One of the "public figure" things that still bothers me is something that didn't happen to me. It happened to my mom.

My mom (my mom!) shared a picture of her fridge on Facebook, super proud of all her beautiful veggies (she was newly plant-based at the time), and the first few comments bopped her over the head for putting potatoes in the fridge.

"OMG! Get the potatoes out of the fridge!" (direct quote)

This is not helpful. I get wanting to be helpful and share information, but there is a better way to do it, and it's all in the phrasing.

It's all in the delivery.

Another example:

I posted a pic of my cooked potatoes in a plastic bag (proud that I'd packed them for a plane flight) and some of the first comments bopped me over the head for using plastic. (You can read the thread here.)

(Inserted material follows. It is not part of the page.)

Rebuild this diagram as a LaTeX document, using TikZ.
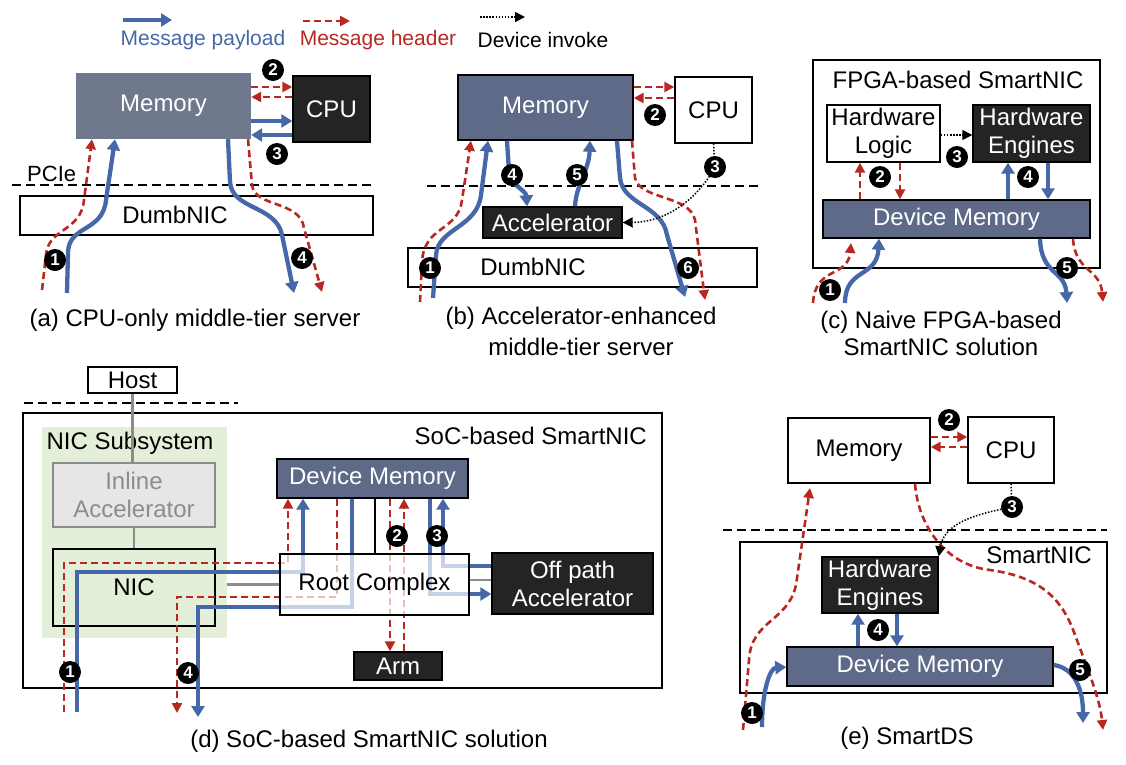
\documentclass[tikz,border=0pt]{standalone}
\usepackage{fontspec}
\setmainfont{Liberation Sans}
\usetikzlibrary{arrows.meta,calc}
\definecolor{pblue}{RGB}{70,104,168}
\definecolor{hred}{RGB}{184,40,32}
\definecolor{memA}{RGB}{112,120,142}
\definecolor{memB}{RGB}{94,106,136}
\definecolor{darkfill}{RGB}{36,36,36}
\definecolor{subgreen}{RGB}{228,239,217}
\definecolor{inlfill}{RGB}{230,230,230}
\definecolor{inlgray}{RGB}{140,140,140}
\newcommand{\fsz}{\fontsize{24}{28}\selectfont}
\newcommand{\lgsz}{\fontsize{21}{24}\selectfont}
\begin{document}
\begin{tikzpicture}[x=1pt,y=-1pt,
  every node/.style={font=\fsz, inner sep=0pt},
  sz/.style 2 args={minimum width=#1pt, minimum height=#2pt},
  whiteb/.style={draw=black, line width=1.4pt, fill=white},
  darkb/.style={draw=black, line width=1.4pt, fill=darkfill, text=white},
  membox/.style={draw=black, line width=1.4pt, fill=memB, text=white},
  pay/.style={draw=pblue, line width=4.3pt, -{Triangle[width=13pt,length=11pt]}},
  hdr/.style={draw=hred, line width=2.6pt, dash pattern=on 7pt off 4pt, -{Triangle[width=10pt,length=10pt]}},
  inv/.style={draw=black, line width=1.5pt, dash pattern=on 1.5pt off 1.6pt, -{Triangle[width=10pt,length=10pt]}},
  divider/.style={draw=black, line width=2.6pt, dash pattern=on 9pt off 5pt},
  gline/.style={draw=inlgray, line width=2.6pt},
  num/.style={circle, fill=black, text=white, minimum size=22pt, inner sep=0pt, font=\fontsize{17}{17}\selectfont\bfseries}
]
\useasboundingbox (0,0) rectangle (1126,764);

% ---------------- legend ----------------
\coordinate (lgB1) at (123,20); \coordinate (lgB2) at (172,20);
\coordinate (lgR1) at (303,21); \coordinate (lgR2) at (350,21);
\coordinate (lgD1) at (480,17); \coordinate (lgD2) at (525,17);
\draw[pay] (lgB1) -- (lgB2);
\draw[hdr] (lgR1) -- (lgR2);
\draw[inv] (lgD1) -- (lgD2);
\node[text=pblue, font=\lgsz] (lgBt) at (203,40) {Message payload};
\node[text=hred, font=\lgsz] (lgRt) at (378,40) {Message header};
\node[text=black, font=\lgsz] (lgDt) at (543,40) {Device invoke};

% ---------------- (a) ----------------
\node[fill=memA, text=white, sz={175}{66}] (memA) at (163.5,106) {Memory};
\node[darkb, sz={77}{66}] (cpuA) at (331.5,109) {CPU};
\node[whiteb, sz={353}{39}] (nicA) at (196.5,215.5) {};
\node (nicAt) at (175,215) {DumbNIC};
\node[anchor=west, font=\fontsize{22}{24}\selectfont] (pcie) at (27,174) {PCIe};
\draw[divider] (12,185) -- (373,185);
\coordinate (n1a) at (55,260); \coordinate (n2a) at (273,70);
\coordinate (n3a) at (277,154); \coordinate (n4a) at (302,258);
\draw[hdr] (memA.east |- 0,87) -- (cpuA.west |- 0,87);
\draw[hdr] (cpuA.west |- 0,97) -- (memA.east |- 0,97);
\draw[pay] (memA.east |- 0,121) -- (cpuA.west |- 0,121);
\draw[pay] (cpuA.west |- 0,135) -- (memA.east |- 0,135);
\draw[pay] (67,293) -- (68,252) .. controls (69,225) and (103,232) .. (106,200) -- (115,0 |- memA.south);
\draw[hdr] (42,290) -- (46,255) .. controls (48,228) and (81,232) .. (84,200) -- (92,0 |- memA.south);
\draw[pay] (228,0 |- memA.south) -- (230,182) .. controls (232,210) and (276,205) .. (282,235) -- (294,293);
\draw[hdr] (248,0 |- memA.south) -- (252,185) .. controls (255,208) and (300,200) .. (304,228) -- (322,292);
\node (capA) at (195,320) {(a) CPU-only middle-tier server};

% ---------------- (b) ----------------
\node[membox, sz={175}{65}] (memBx) at (545.5,107.5) {Memory};
\node[whiteb, sz={77}{66}] (cpuB) at (713.5,110) {CPU};
\node[darkb, sz={139}{31}] (accB) at (552.5,222.5) {Accelerator};
\node[whiteb, sz={349}{39}] (nicB) at (582.5,267.5) {};
\node (nicBt) at (533,267) {DumbNIC};
\draw[divider] (427,186) -- (762,186);
\coordinate (n1b) at (430,268); \coordinate (n2b) at (655,115);
\coordinate (n3b) at (715,167); \coordinate (n4b) at (512,175);
\coordinate (n5b) at (577,175); \coordinate (n6b) at (688,268);
\draw[hdr] (memBx.east |- 0,87) -- (cpuB.west |- 0,87);
\draw[hdr] (cpuB.west |- 0,98) -- (memBx.east |- 0,98);
\draw[pay] (433,298) -- (436,255) .. controls (438,228) and (477,228) .. (481,195) -- (488,0 |- memBx.south);
\draw[hdr] (420,302) -- (422,262) .. controls (424,225) and (458,232) .. (462,200) -- (471,0 |- memBx.south);
\draw[pay] (617,0 |- memBx.south) -- (620,178) .. controls (623,205) and (662,205) .. (667,235) -- (685,297);
\draw[hdr] (632,0 |- memBx.south) -- (635,178) .. controls (640,200) and (690,195) .. (695,220) -- (705,300);
\draw[pay] (507,0 |- memBx.south) -- (509,172) .. controls (510,185) and (526,190) .. (527,0 |- accB.north);
\draw[pay] (575,0 |- accB.north) .. controls (576,185) and (589,170) .. (590,0 |- memBx.south);
\draw[inv] (cpuB.south) -- (n3b) .. controls (700,195) and (670,222) .. (accB.east);
\node (capB1) at (581,318) {(b) Accelerator-enhanced};
\node (capB2) at (581,347) {middle-tier server};

% ---------------- (c) ----------------
\node[whiteb, sz={287}{208}] (fpga) at (956.5,164) {};
\node (fpgat) at (958,80) {FPGA-based SmartNIC};
\node[whiteb, sz={113}{57}, align=center] (hwl) at (883.5,133.5) {Hardware\\Logic};
\node[darkb, sz={117}{57}, align=center] (hwe) at (1031.5,133.5) {Hardware\\Engines};
\node[membox, sz={267}{38}] (dmc) at (956.5,219) {Device Memory};
\coordinate (n1c) at (830,290); \coordinate (n2c) at (880,177);
\coordinate (n3c) at (957,157); \coordinate (n4c) at (1028,177);
\coordinate (n5c) at (1067,268);
\draw[inv] (hwl.east |- 0,135) -- (hwe.west |- 0,135);
\draw[hdr] (860,0 |- dmc.north) -- (860,0 |- hwl.south);
\draw[hdr] (900,0 |- hwl.south) -- (900,0 |- dmc.north);
\draw[pay] (1008,0 |- dmc.north) -- (1008,0 |- hwe.south);
\draw[pay] (1048,0 |- hwe.south) -- (1048,0 |- dmc.north);
\draw[pay] (845,303) .. controls (845,268) and (877,278) .. (879,0 |- dmc.south);
\draw[hdr] (813,303) .. controls (815,266) and (848,278) .. (851,243);
\draw[pay] (1040,0 |- dmc.south) .. controls (1041,275) and (1065,270) .. (1067,303);
\draw[hdr] (1073,0 |- dmc.south) .. controls (1075,272) and (1100,268) .. (1103,302);
\node (capC1) at (941,322) {(c) Naive FPGA-based};
\node (capC2) at (941,347) {SmartNIC solution};

% ---------------- (d) ----------------
\node[whiteb, sz={639}{275}] (soc) at (342.5,550.5) {};
\node[anchor=east] (soct) at (647,436) {SoC-based SmartNIC};
\node[fill=subgreen, sz={185}{211}] (nicsub) at (134.5,532.5) {};
\node (nicsubt) at (130,443) {NIC Subsystem};
\node[draw=inlgray, line width=1.4pt, fill=inlfill, text=inlgray, sz={162}{64}, align=center] (inl) at (134,495) {Inline\\Accelerator};
\node[draw=black, line width=1.4pt, sz={162}{77}] (nicD) at (134,587.5) {NIC};
\node[whiteb, sz={89}{26}] (host) at (132.5,380) {Host};
\draw[divider] (24,403) -- (238,403);
\draw[gline] (host.south) -- (host.south |- inl.north);
\draw[gline] (inl.south) -- (nicD.north);
\node[membox, sz={191}{39}] (dmd) at (372.5,478.5) {Device Memory};
\node[darkb, sz={161}{61}, align=center] (offp) at (572.5,583.5) {Off path\\Accelerator};
\node[darkb, sz={88}{28}] (arm) at (398,666) {Arm};
\coordinate (n1d) at (70,672); \coordinate (n2d) at (397,536);
\coordinate (n3d) at (437,536); \coordinate (n4d) at (188,673);
\draw[hdr] (64,712) -- (64,563) -- (288,563) -- (288,0 |- dmd.south);
\draw[pay] (77,712) -- (77,572) -- (303,572) -- (303,0 |- dmd.south);
\draw[hdr] (337,0 |- dmd.south) -- (337,597) -- (177,597) -- (177,713);
\draw[pay] (352,0 |- dmd.south) -- (352,607) -- (198,607) -- (198,717);
\draw[hdr] (390,0 |- dmd.south) -- (390,0 |- arm.north);
\draw[hdr] (404,0 |- arm.north) -- (404,0 |- dmd.south);
\draw[pay] (430,0 |- dmd.south) -- (430,594) -- (offp.west |- 0,594);
\draw[pay] (offp.west |- 0,566) -- (443,566) -- (443,0 |- dmd.south);
\node[draw=black, line width=1.4pt, fill=white, fill opacity=0.7, text opacity=1, sz={189}{61}] (rootD) at (374.5,584.5) {Root Complex};
\draw[draw=black, line width=1.6pt] (375,0 |- dmd.south) -- (375,0 |- rootD.north);
\draw[gline] (nicsub.east |- rootD.west) -- (rootD.west);
\draw[gline] (rootD.east |- 0,580) -- (offp.west |- 0,580);
\node (capD) at (369,741) {(d) SoC-based SmartNIC solution};

% ---------------- (e) ----------------
\node[whiteb, sz={142}{65}] (memE) at (859,450.5) {Memory};
\node[whiteb, sz={86}{66}] (cpuE) at (1011,450) {CPU};
\draw[divider] (723,530) -- (1107,530);
\node[whiteb, sz={367}{151}] (snic) at (923.5,617.5) {};
\node[anchor=east] (snict) at (1092,555) {SmartNIC};
\node[darkb, sz={116}{56}, align=center] (hwE) at (880,585) {Hardware\\Engines};
\node[membox, sz={266}{39}] (dmE) at (920,666.5) {Device Memory};
\coordinate (n1e) at (752,713); \coordinate (n2e) at (949,420);
\coordinate (n3e) at (1012,507); \coordinate (n4e) at (878,630);
\coordinate (n5e) at (1080,670);
\draw[hdr] (memE.east |- 0,437) -- (cpuE.west |- 0,437);
\draw[hdr] (cpuE.west |- 0,447) -- (memE.east |- 0,447);
\draw[pay] (858,0 |- dmE.north) -- (858,0 |- hwE.south);
\draw[pay] (897,0 |- hwE.south) -- (897,0 |- dmE.north);
\draw[hdr] (743,730) -- (749,660) .. controls (751,620) and (788,622) .. (796,585) -- (810,488);
\draw[pay] (762,727) .. controls (762,690) and (770,668) .. (dmE.west |- 0,667);
\draw[hdr] (915,0 |- memE.south) .. controls (918,525) and (945,565) .. (990,570) .. controls (1040,577) and (1062,598) .. (1075,635) .. controls (1090,675) and (1100,700) .. (1103,730);
\draw[pay] (dmE.east |- 0,665) .. controls (1075,668) and (1083,690) .. (1083,723);
\draw[inv] (cpuE.south) -- (n3e) .. controls (970,515) and (944,525) .. (hwE.north east);
\node (capE) at (907,738) {(e) SmartDS};

% ---------------- step numbers ----------------
\foreach \p/\t in {n1a/1,n2a/2,n3a/3,n4a/4,n1b/1,n2b/2,n3b/3,n4b/4,n5b/5,n6b/6,n1c/1,n2c/2,n3c/3,n4c/4,n5c/5,n1d/1,n2d/2,n3d/3,n4d/4,n1e/1,n2e/2,n3e/3,n4e/4,n5e/5}
  \node[num] (c\p) at (\p) {\t};
\end{tikzpicture}
\end{document}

Okay, I'm flying and I wanted something light that I was sure TSA wouldn't take...

Or when I posted a picture of my salad from the California Pizza Kitchen on the first day of the 28-Day Live Better Challenge. I was so excited to share that they always sub avocado for chicken in any salad free of charge.

And guess what? One of the first comments was about how the company that owns CPK has a horrible record of human rights violations and environmental issues. (You can read the thread here.)

Point is, no one likes an elitist (at least I don't) and you attract way more flies with honey (agave) than vinegar. (For more on this, check out my post Build Them Up (Why I'm not a Skinny Bitch)).

I think when we make these kinds of comments (and I'm not perfect, I know I've done it) it's to show off. Show how smart we are. To make ourselves feel superior.

Real winners build people up, they don't tear each other down... because it's not a competition.

Be gentle with advice. Nudge. Encourage. Applaud progress... don't get mad because people don't live to your standards of perfection.

Also as a reminder :)

UPDATE: (May 9, 2014, 3pm)

Thank you x 1000 for all the amazing comments here on the blog, the private emails, tweets, Facebook comments, etc. I am blown away.

Thank you, THANK YOU for your support + being YOU. I hope the message of "progress not perfection" rings loudly (including in our own heads) and real, loving change can be made... Together we are building a better world with compassion, kindness, acceptance, and NO judgment.

While I have read every single comment, I can't reply to all of them :) But know that you're in my heart forever and you mean the world to me.

Let's be the leaders of change, and continue to take a stand against nutrition elitism + head boppers!